Pequim, no meio do Império do Meio

Veja-se Pequim. Quando Deng chegou ao poder, em 1976, a velha "capital do Norte" (é este o significado de Pequim) tinha dois anéis rodoviários e a iconografia da época mostra-nos que essas vias eram mais do que suficientes para o enxame de bicicletas que por lá circulava; actualmente, a área de Pequim mais do que duplicou e o Governo tem em construção um quinto anel com 150 quilómetros de extensão. Apesar da intrincada rede de metro e da abundância de transportes públicos, o automóvel é quem manda na cidade.

E manda tanto que as autoridades tiveram de lhe impor regras para evitar que o ar ficasse irrespirável, primeiro, e depois para garantir que os engarrafamentos fossem, ao menos, toleráveis. Por alturas dos Jogos Olímpicos, a entrada de viaturas privadas na cidade fez-se à vez: um dia matrículas pares, no outro, ímpares. Mas nem isso foi capaz de suster a avidez de automóveis de uma população de 22 milhões de pessoas afluentes e, hoje, a venda de carros em Pequim faz-se por sorteio. No último em Maio, 530 mil interessados tiveram de disputar 17 mil licenças para aquisição de automóvel.

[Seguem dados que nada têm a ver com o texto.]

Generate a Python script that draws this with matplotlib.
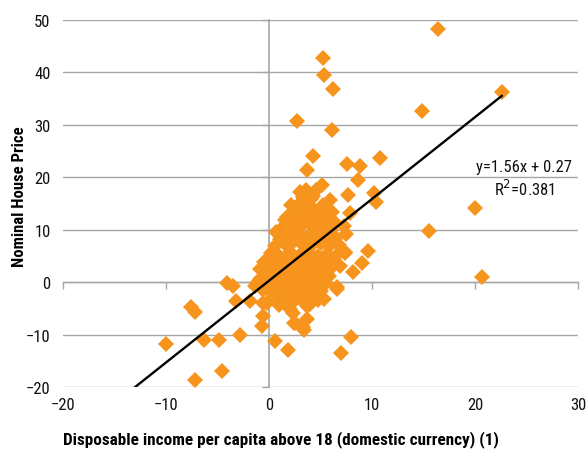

Com toda esta pressão, não admira que, como outras grandes cidades, Pequim seja hoje um paraíso da circulação rápida. Andar de carro é indispensável para se perceber a dimensão gigante do centro da cidade, para se ficar na retina com a imagem da modernidade do seu centro financeiro. Caminhar é possível, claro, até porque só assim se há-de reparar na limpeza dos passeios, no cuidado com os mais ínfimos canteiros de jardim ou na largueza razoável do espaço para os peões. Mas ao contrário de Xangai, de Nova Iorque ou de Hong-Kong, a largueza das avenidas acentua a noção da distância e Pequim não convida àquelas travessias que só nos revelam a distância percorrida quando se pára e se cai exausto na cama do hotel.

Na zona próxima de Tiananmen, as quadrículas são menores, a diversidade de lojas aumenta, há pequenos mercados sazonais de rua que devem ser percorridos. Aí, vale a pena conhecer os hutong que sobram. Hoje, já não há porcos de criação nos telhados planos das casas e o que resta dessa cultura popular que germinou em volta do palácio imperial ao longo de séculos resiste apenas porque os turistas gostam e se os turistas gostam há negócio a fazer. Nas ruelas em torno da Yanday Byway, nas imediações do lago Houhai, mantêm-se velhos hábitos de cozinhar na rua, mas ao lado do padeiro pode encontrar-se um bar cosmopolita que vende café expresso, uma loja de roupas que escapa aos padrões de flores, lacinhos e folhos da indumentária para exportação, ou até um antiquário onde se podem comprar peças quotidianas da era de Mao (chaleiras, canecas, cinzeiros ou, com sorte, até uma edição original do célebre Livro Vermelho). Neste resíduo da memória poupado à febre imobiliária, recupera-se a adrenalina para enfrentar o pulsar vibrante da Pequim moderna logo ao fim do bairro. A menos que se distraia e se confronte com um dos biliões de ciclistas que encontram nestas ruas pedestres o seu próprio paraíso terrestre.